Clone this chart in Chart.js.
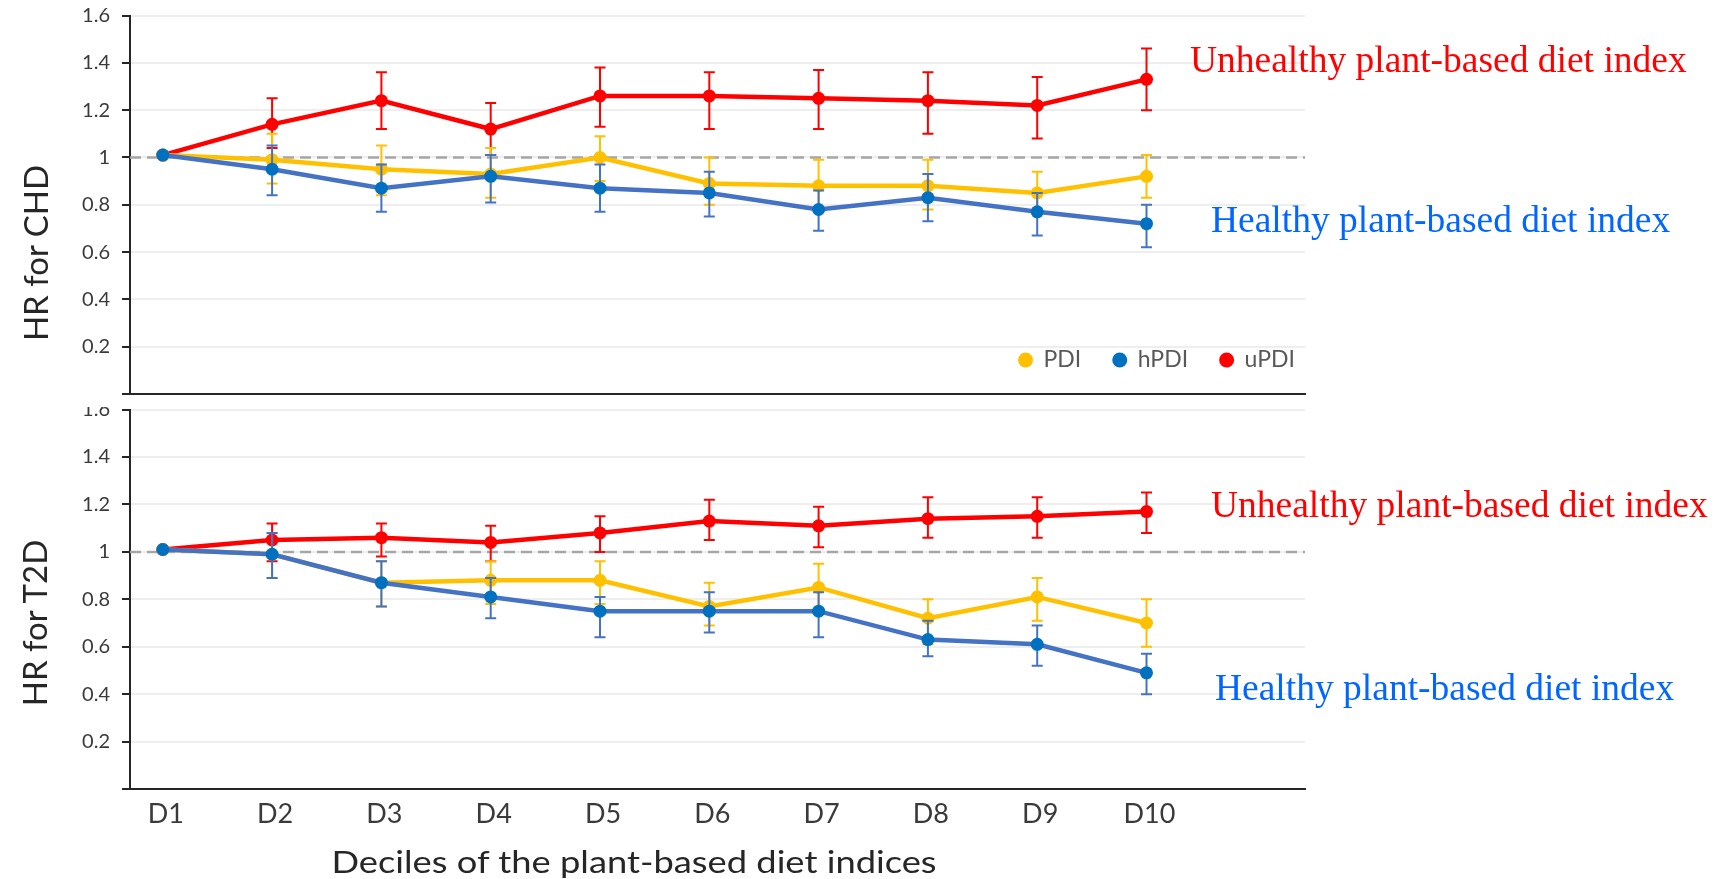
<!DOCTYPE html>
<html>
<head>
<meta charset="utf-8">
<title>Plant-based diet indices and HR for CHD / T2D</title>
<script src="https://cdn.jsdelivr.net/npm/chart.js@4.4.1/dist/chart.umd.min.js"></script>
<style>
  html, body { margin: 0; padding: 0; background: #fff; }
  body { width: 1724px; height: 879px; position: relative; overflow: hidden; }
  #chd { position: absolute; left: 0; top: 0; z-index: 2; background: #fff; }
  #t2d { position: absolute; left: 0; top: 396px; z-index: 1; }
  .lbl { position: absolute; white-space: nowrap; line-height: 1; z-index: 3; }
  .note { font-family: "Liberation Serif", "Times New Roman", serif; font-size: 37.5px; }
  .red { color: #ff0000; }
  .blue { color: #0066ff; }
  .axis-title { font-family: Lato, "Open Sans", sans-serif; color: #262626; }
  .ytitle { font-size: 33px; transform: translate(-50%, -50%) rotate(-90deg); }
</style>
</head>
<body>
<canvas id="chd" width="1724" height="407"></canvas>
<canvas id="t2d" width="1724" height="483"></canvas>

<div class="lbl axis-title ytitle" style="left:35px; top:253px;">HR for CHD</div>
<div class="lbl axis-title ytitle" style="left:34px; top:623px;">HR for T2D</div>
<div class="lbl axis-title" style="left:634px; top:846px; font-size:30px; transform:translateX(-50%) scaleX(1.21);">Deciles of the plant-based diet indices</div>

<div class="lbl note red"  style="left:1190px; top:41px;">Unhealthy plant-based diet index</div>
<div class="lbl note blue" style="left:1211px; top:201px;">Healthy plant-based diet index</div>
<div class="lbl note red"  style="left:1211px; top:486px;">Unhealthy plant-based diet index</div>
<div class="lbl note blue" style="left:1215px; top:669px;">Healthy plant-based diet index</div>

<script>
// ---- categories and axis ticks ----
const categories = ['D1', 'D2', 'D3', 'D4', 'D5', 'D6', 'D7', 'D8', 'D9', 'D10'];
const yTickValues = [0, 0.2, 0.4, 0.6, 0.8, 1, 1.2, 1.4, 1.6];
const referenceHR = 1;

// ---- HR for coronary heart disease (point estimate, lower / upper CI) ----
const chdPdi      = [1.01, 0.99, 0.95, 0.93, 1.00, 0.89, 0.88, 0.88, 0.85, 0.92];
const chdPdiLow   = [null, 0.89, 0.84, 0.83, 0.90, 0.80, 0.78, 0.78, 0.76, 0.83];
const chdPdiHigh  = [null, 1.10, 1.05, 1.04, 1.09, 1.00, 0.99, 0.99, 0.94, 1.01];

const chdHpdi     = [1.01, 0.95, 0.87, 0.92, 0.87, 0.85, 0.78, 0.83, 0.77, 0.72];
const chdHpdiLow  = [null, 0.84, 0.77, 0.81, 0.77, 0.75, 0.69, 0.73, 0.67, 0.62];
const chdHpdiHigh = [null, 1.05, 0.97, 1.01, 0.97, 0.94, 0.86, 0.93, 0.85, 0.80];

const chdUpdi     = [1.01, 1.14, 1.24, 1.12, 1.26, 1.26, 1.25, 1.24, 1.22, 1.33];
const chdUpdiLow  = [null, 1.04, 1.12, 1.01, 1.13, 1.12, 1.12, 1.10, 1.08, 1.20];
const chdUpdiHigh = [null, 1.25, 1.36, 1.23, 1.38, 1.36, 1.37, 1.36, 1.34, 1.46];

// ---- HR for type 2 diabetes (point estimate, lower / upper CI) ----
const t2dPdi      = [1.01, 0.99, 0.87, 0.88, 0.88, 0.77, 0.85, 0.72, 0.81, 0.70];
const t2dPdiLow   = [null, 0.89, 0.77, 0.78, 0.78, 0.69, 0.75, 0.61, 0.71, 0.60];
const t2dPdiHigh  = [null, 1.08, 0.96, 0.96, 0.96, 0.87, 0.95, 0.80, 0.89, 0.80];

const t2dHpdi     = [1.01, 0.99, 0.87, 0.81, 0.75, 0.75, 0.75, 0.63, 0.61, 0.49];
const t2dHpdiLow  = [null, 0.89, 0.77, 0.72, 0.64, 0.66, 0.64, 0.56, 0.52, 0.40];
const t2dHpdiHigh = [null, 1.08, 0.96, 0.89, 0.81, 0.83, 0.83, 0.71, 0.69, 0.57];

const t2dUpdi     = [1.01, 1.05, 1.06, 1.04, 1.08, 1.13, 1.11, 1.14, 1.15, 1.17];
const t2dUpdiLow  = [null, 0.96, 0.98, 0.96, 1.00, 1.05, 1.02, 1.06, 1.06, 1.08];
const t2dUpdiHigh = [null, 1.12, 1.12, 1.11, 1.15, 1.22, 1.19, 1.23, 1.23, 1.25];

// ---- series styling ----
const seriesStyle = {
  PDI:  { line: '#ffc000', dot: '#ffc000', err: '#ffc000', order: 1 },
  hPDI: { line: '#4472c4', dot: '#0070c0', err: '#4472c4', order: 0 },
  uPDI: { line: '#ff0000', dot: '#ff0000', err: '#ff0000', order: 2 }
};

const FONT = 'Lato, "Open Sans", sans-serif';

function makeDataset(label, values, low, high) {
  const s = seriesStyle[label];
  return {
    label,
    data: values.map((v, i) => ({ x: i + 1, y: v })),
    errLow: low,
    errHigh: high,
    errColor: s.err,
    borderColor: s.line,
    backgroundColor: s.dot,
    pointBackgroundColor: s.dot,
    pointBorderWidth: 0,
    pointRadius: 6.5,
    borderWidth: 4.5,
    tension: 0,
    fill: false,
    order: s.order
  };
}

// vertical confidence-interval whiskers, drawn under each series' line and dots
const errorBars = {
  id: 'errorBars',
  beforeDatasetDraw(chart, args) {
    const ds = chart.data.datasets[args.index];
    if (!ds.errLow) return;
    const { ctx } = chart;
    const xs = chart.scales.x, ys = chart.scales.y;
    const cap = 5.5;
    ctx.save();
    ctx.strokeStyle = ds.errColor;
    ctx.lineWidth = 2;
    ds.data.forEach((pt, i) => {
      const lo = ds.errLow[i], hi = ds.errHigh[i];
      if (lo == null || hi == null) return;
      const x = xs.getPixelForValue(pt.x);
      const yl = ys.getPixelForValue(lo);
      const yh = ys.getPixelForValue(hi);
      ctx.beginPath();
      ctx.moveTo(x, yl); ctx.lineTo(x, yh);
      ctx.moveTo(x - cap, yl); ctx.lineTo(x + cap, yl);
      ctx.moveTo(x - cap, yh); ctx.lineTo(x + cap, yh);
      ctx.stroke();
    });
    ctx.restore();
  }
};

// dashed reference line at HR = 1
const referenceLine = {
  id: 'referenceLine',
  beforeDatasetsDraw(chart) {
    const { ctx, chartArea } = chart;
    const y = chart.scales.y.getPixelForValue(referenceHR);
    ctx.save();
    ctx.strokeStyle = '#a6a6a6';
    ctx.lineWidth = 2.5;
    ctx.setLineDash([11, 6]);
    ctx.beginPath();
    ctx.moveTo(chartArea.left, y);
    ctx.lineTo(chartArea.right, y);
    ctx.stroke();
    ctx.restore();
  }
};

// legend placed inside the plot area, bottom right
const insideLegend = {
  id: 'insideLegend',
  afterDatasetsDraw(chart, args, opts) {
    if (!opts.show) return;
    const { ctx, chartArea } = chart;
    const r = 7.5, textGap = 18, itemGap = 31;
    ctx.save();
    ctx.font = '23px ' + FONT;
    ctx.textBaseline = 'middle';
    const items = chart.data.datasets.map(ds => ({
      text: ds.label, color: ds.pointBackgroundColor, w: ctx.measureText(ds.label).width
    }));
    let total = r;
    items.forEach((it, i) => { total += textGap + it.w + (i < items.length - 1 ? itemGap + r : 0); });
    let cx = chartArea.right - 10 - total + r;
    const y = chartArea.bottom - 34;
    items.forEach(it => {
      ctx.fillStyle = it.color;
      ctx.beginPath();
      ctx.arc(cx, y, r, 0, Math.PI * 2);
      ctx.fill();
      ctx.fillStyle = '#595959';
      ctx.fillText(it.text, cx + textGap, y);
      cx += textGap + it.w + itemGap + r;
    });
    ctx.restore();
  }
};

function makeChart(canvasId, datasets, cfg) {
  return new Chart(document.getElementById(canvasId), {
    type: 'line',
    data: { datasets },
    plugins: [referenceLine, errorBars, insideLegend],
    options: {
      responsive: false,
      devicePixelRatio: 1,
      animation: false,
      events: [],
      layout: { padding: cfg.padding },
      plugins: {
        legend: { display: false },
        tooltip: { enabled: false },
        insideLegend: { show: cfg.legend }
      },
      scales: {
        x: {
          type: 'linear',
          bounds: 'data',
          min: 0.7,
          max: 11.45,
          afterBuildTicks: s => { s.ticks = categories.map((c, i) => ({ value: i + 1 })); },
          afterFit: s => { s.height = cfg.xHeight; s.paddingLeft = 0; s.paddingRight = 0; },
          grid: { display: false },
          border: { display: true, color: '#262626', width: 2 },
          ticks: {
            display: cfg.xLabels,
            autoSkip: false,
            maxRotation: 0,
            padding: 1,
            labelOffset: 3,
            color: '#3a3a3a',
            font: { family: FONT, size: 27 },
            callback: (v, i) => categories[i]
          }
        },
        y: {
          type: 'linear',
          bounds: 'data',
          min: 0,
          max: 1.6,
          afterBuildTicks: s => { s.ticks = yTickValues.map(v => ({ value: v })); },
          afterFit: s => { s.width = 70; s.paddingTop = 0; s.paddingBottom = 0; },
          grid: {
            color: '#eeeeee',
            lineWidth: 2,
            drawTicks: true,
            tickLength: 8,
            tickColor: '#262626',
            tickWidth: 2
          },
          border: { display: true, color: '#262626', width: 2 },
          ticks: {
            padding: 12,
            color: '#3a3a3a',
            font: { family: FONT, size: 20 },
            callback: v => (v === 0 ? '' : String(+v.toFixed(1)))
          }
        }
      }
    }
  });
}

makeChart('chd', [
  makeDataset('PDI', chdPdi, chdPdiLow, chdPdiHigh),
  makeDataset('hPDI', chdHpdi, chdHpdiLow, chdHpdiHigh),
  makeDataset('uPDI', chdUpdi, chdUpdiLow, chdUpdiHigh)
], { padding: { left: 60, right: 419, top: 15.5, bottom: 13 }, xHeight: 0, xLabels: false, legend: true });

makeChart('t2d', [
  makeDataset('PDI', t2dPdi, t2dPdiLow, t2dPdiHigh),
  makeDataset('hPDI', t2dHpdi, t2dHpdiLow, t2dHpdiHigh),
  makeDataset('uPDI', t2dUpdi, t2dUpdiLow, t2dUpdiHigh)
], { padding: { left: 60, right: 419, top: 13.6, bottom: 40 }, xHeight: 50, xLabels: true, legend: false });
</script>
</body>
</html>
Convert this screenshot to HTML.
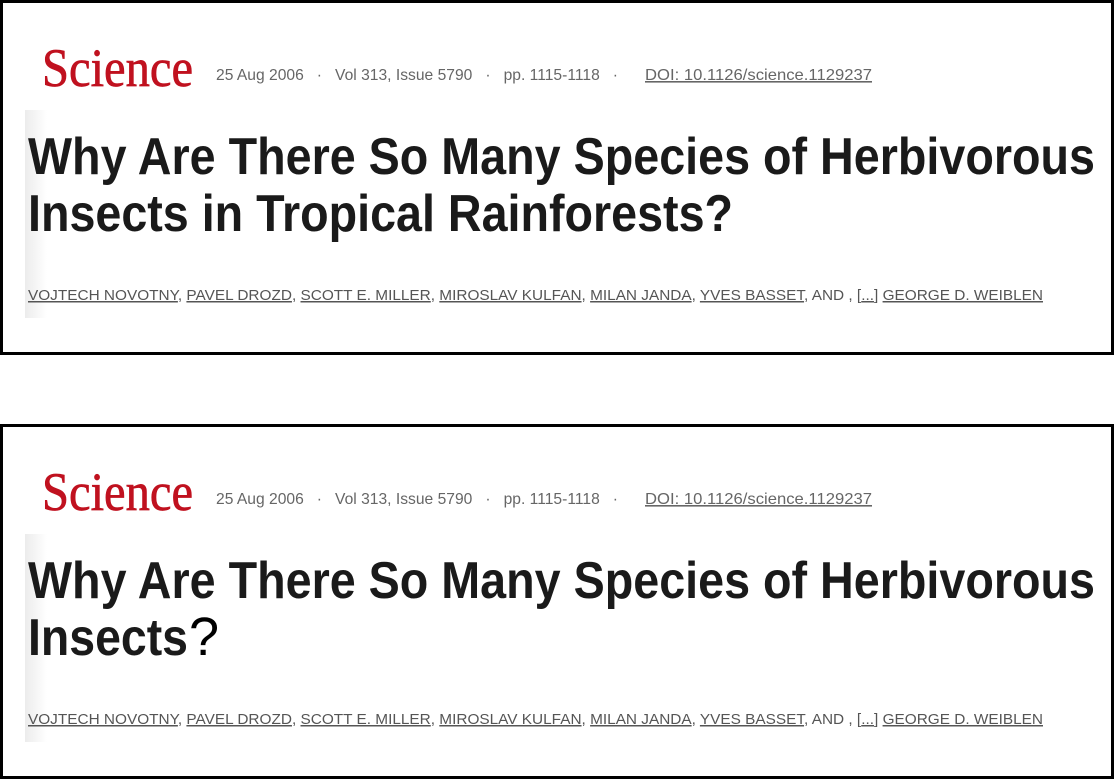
<!DOCTYPE html>
<html><head><meta charset="utf-8"><style>
html,body{margin:0;padding:0;background:#fff;width:1115px;height:781px;overflow:hidden}
svg{display:block}
.logo{font-family:"Liberation Serif",serif;fill:#c0111f;font-size:54px;stroke:#c0111f;stroke-width:0.7}
.meta{font-family:"Liberation Sans",sans-serif;fill:#666;font-size:16px}
.title{font-family:"Liberation Sans",sans-serif;fill:#1a1a1a;font-size:52px;font-weight:bold}
.auth{font-family:"Liberation Sans",sans-serif;fill:#555;font-size:15px}
</style></head><body>
<svg width="1115" height="781" viewBox="0 0 1115 781">
<defs><linearGradient id="g" x1="0" x2="1"><stop offset="0" stop-color="#ececec"/><stop offset="1" stop-color="#fff"/></linearGradient></defs>
<g>
<rect x="1.5" y="1.5" width="1111" height="352" fill="#fff" stroke="#000" stroke-width="3"/>
<rect x="25" y="110" width="22" height="208" fill="url(#g)"/>
<text class="logo" x="42" y="86" textLength="151" lengthAdjust="spacingAndGlyphs">Science</text>
<text class="meta" x="216" y="80" textLength="402" lengthAdjust="spacingAndGlyphs" xml:space="preserve">25 Aug 2006   ·   Vol 313, Issue 5790   ·   pp. 1115-1118   ·</text>
<text class="meta" x="645" y="80" textLength="227" lengthAdjust="spacingAndGlyphs" text-decoration="underline">DOI: 10.1126/science.1129237</text>
<text class="title" x="28" y="174" textLength="1067" lengthAdjust="spacingAndGlyphs">Why Are There So Many Species of Herbivorous</text>
<text class="title" x="28" y="231" textLength="705" lengthAdjust="spacingAndGlyphs">Insects in Tropical Rainforests?</text>
<text class="auth" x="28" y="300" textLength="1015" lengthAdjust="spacingAndGlyphs"><tspan text-decoration="underline">VOJTECH NOVOTNY</tspan>, <tspan text-decoration="underline">PAVEL DROZD</tspan>, <tspan text-decoration="underline">SCOTT E. MILLER</tspan>, <tspan text-decoration="underline">MIROSLAV KULFAN</tspan>, <tspan text-decoration="underline">MILAN JANDA</tspan>, <tspan text-decoration="underline">YVES BASSET</tspan>, AND , [<tspan text-decoration="underline">...</tspan>] <tspan text-decoration="underline">GEORGE D. WEIBLEN</tspan></text>
</g>
<g>
<rect x="1.5" y="425.5" width="1111" height="352" fill="#fff" stroke="#000" stroke-width="3"/>
<rect x="25" y="534" width="22" height="208" fill="url(#g)"/>
<text class="logo" x="42" y="510" textLength="151" lengthAdjust="spacingAndGlyphs">Science</text>
<text class="meta" x="216" y="504" textLength="402" lengthAdjust="spacingAndGlyphs" xml:space="preserve">25 Aug 2006   ·   Vol 313, Issue 5790   ·   pp. 1115-1118   ·</text>
<text class="meta" x="645" y="504" textLength="227" lengthAdjust="spacingAndGlyphs" text-decoration="underline">DOI: 10.1126/science.1129237</text>
<text class="title" x="28" y="598" textLength="1067" lengthAdjust="spacingAndGlyphs">Why Are There So Many Species of Herbivorous</text>
<text class="title" x="28" y="655" textLength="160" lengthAdjust="spacingAndGlyphs">Insects</text>
<text x="189" y="655" font-family="Liberation Sans, sans-serif" font-size="54" fill="#000">?</text>
<text class="auth" x="28" y="724" textLength="1015" lengthAdjust="spacingAndGlyphs"><tspan text-decoration="underline">VOJTECH NOVOTNY</tspan>, <tspan text-decoration="underline">PAVEL DROZD</tspan>, <tspan text-decoration="underline">SCOTT E. MILLER</tspan>, <tspan text-decoration="underline">MIROSLAV KULFAN</tspan>, <tspan text-decoration="underline">MILAN JANDA</tspan>, <tspan text-decoration="underline">YVES BASSET</tspan>, AND , [<tspan text-decoration="underline">...</tspan>] <tspan text-decoration="underline">GEORGE D. WEIBLEN</tspan></text>
</g>
</svg>
</body></html>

**To be done:** Transcribe, from the records above, the first line and every line after it up to and including the line with "const referenceHR = 1;"; omit pictures.

**The solution:**
Clone this chart in Chart.js.
<!DOCTYPE html>
<html>
<head>
<meta charset="utf-8">
<title>Plant-based diet indices and HR for CHD / T2D</title>
<script src="https://cdn.jsdelivr.net/npm/chart.js@4.4.1/dist/chart.umd.min.js"></script>
<style>
  html, body { margin: 0; padding: 0; background: #fff; }
  body { width: 1724px; height: 879px; position: relative; overflow: hidden; }
  #chd { position: absolute; left: 0; top: 0; z-index: 2; background: #fff; }
  #t2d { position: absolute; left: 0; top: 396px; z-index: 1; }
  .lbl { position: absolute; white-space: nowrap; line-height: 1; z-index: 3; }
  .note { font-family: "Liberation Serif", "Times New Roman", serif; font-size: 37.5px; }
  .red { color: #ff0000; }
  .blue { color: #0066ff; }
  .axis-title { font-family: Lato, "Open Sans", sans-serif; color: #262626; }
  .ytitle { font-size: 33px; transform: translate(-50%, -50%) rotate(-90deg); }
</style>
</head>
<body>
<canvas id="chd" width="1724" height="407"></canvas>
<canvas id="t2d" width="1724" height="483"></canvas>

<div class="lbl axis-title ytitle" style="left:35px; top:253px;">HR for CHD</div>
<div class="lbl axis-title ytitle" style="left:34px; top:623px;">HR for T2D</div>
<div class="lbl axis-title" style="left:634px; top:846px; font-size:30px; transform:translateX(-50%) scaleX(1.21);">Deciles of the plant-based diet indices</div>

<div class="lbl note red"  style="left:1190px; top:41px;">Unhealthy plant-based diet index</div>
<div class="lbl note blue" style="left:1211px; top:201px;">Healthy plant-based diet index</div>
<div class="lbl note red"  style="left:1211px; top:486px;">Unhealthy plant-based diet index</div>
<div class="lbl note blue" style="left:1215px; top:669px;">Healthy plant-based diet index</div>

<script>
// ---- categories and axis ticks ----
const categories = ['D1', 'D2', 'D3', 'D4', 'D5', 'D6', 'D7', 'D8', 'D9', 'D10'];
const yTickValues = [0, 0.2, 0.4, 0.6, 0.8, 1, 1.2, 1.4, 1.6];
const referenceHR = 1;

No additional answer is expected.